Santa Teresa, hija del rey Sancho
I de Portugal y de Dª. Dulce de Aragón, se casó con su primo, el rey
Alfonso IX de León. Tras varios años de feliz vida marital (y varias
hijas), el matrimonio fue declarado nulo por el parentesco demasiado
estrecho entre ella y Alfonso y no haber recibido las dispensaciones
apropiadas. Alfonso se casó con doña Berenguela, la madre de Fernando III
el Santo.
Teresa volvió al monasterio
cisterciense de San Benito de Lorbao, próximo a Coimbra. Allí se entregó a
la práctica de todas las virtudes hasta su muerte, en gran ancianidad, el
17 de junio de 1250.
Fue enterrada en su mismo
monasterio, junto a la tumba que ella había dispuesto veinte años antes
para su santa hermana Sancha, virgen clarisa, fundadora del convento de
Santa María de las Cellas.
Teresa pudo fácilmente haber
guardado rencor, no lo hizo así. Con su ayuda se alcanzó un acuerdo
pacífico.
Guardar rencor es como montar en
bicicleta con una piedra en el zapato. A veces se va para un lado, pero la
mayoría de las veces hace que cada pedalada sea miserable.

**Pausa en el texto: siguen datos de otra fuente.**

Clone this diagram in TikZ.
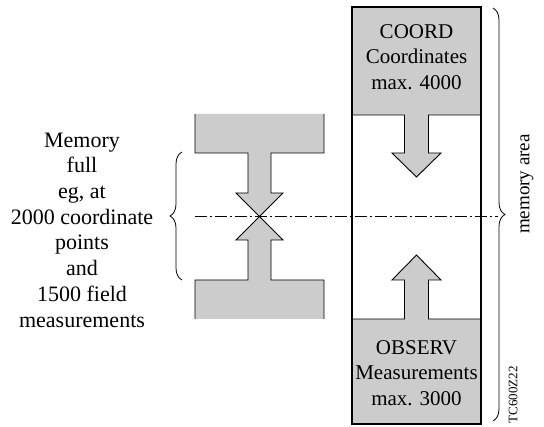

Lo peor de los rencores es la
amargura que crean en nuestra alma. A menudo la persona a la que guardamos
rencor ni siquiera sabe que estemos molestos y enfurecidos con ella.
Acabamos por gastar extraordinarias cantidades de tiempo labrando y
planeando nuestra venganza, para acabar descubriendo que la venganza nunca
es tan dulce como creemos que lo va a ser. Si mantienes rencor contra
alguien o contra algo, ahora es el momento de sacarte la piedra del zapato.
Tienes la garantía de que te sentirás mejor y caminarás mejor.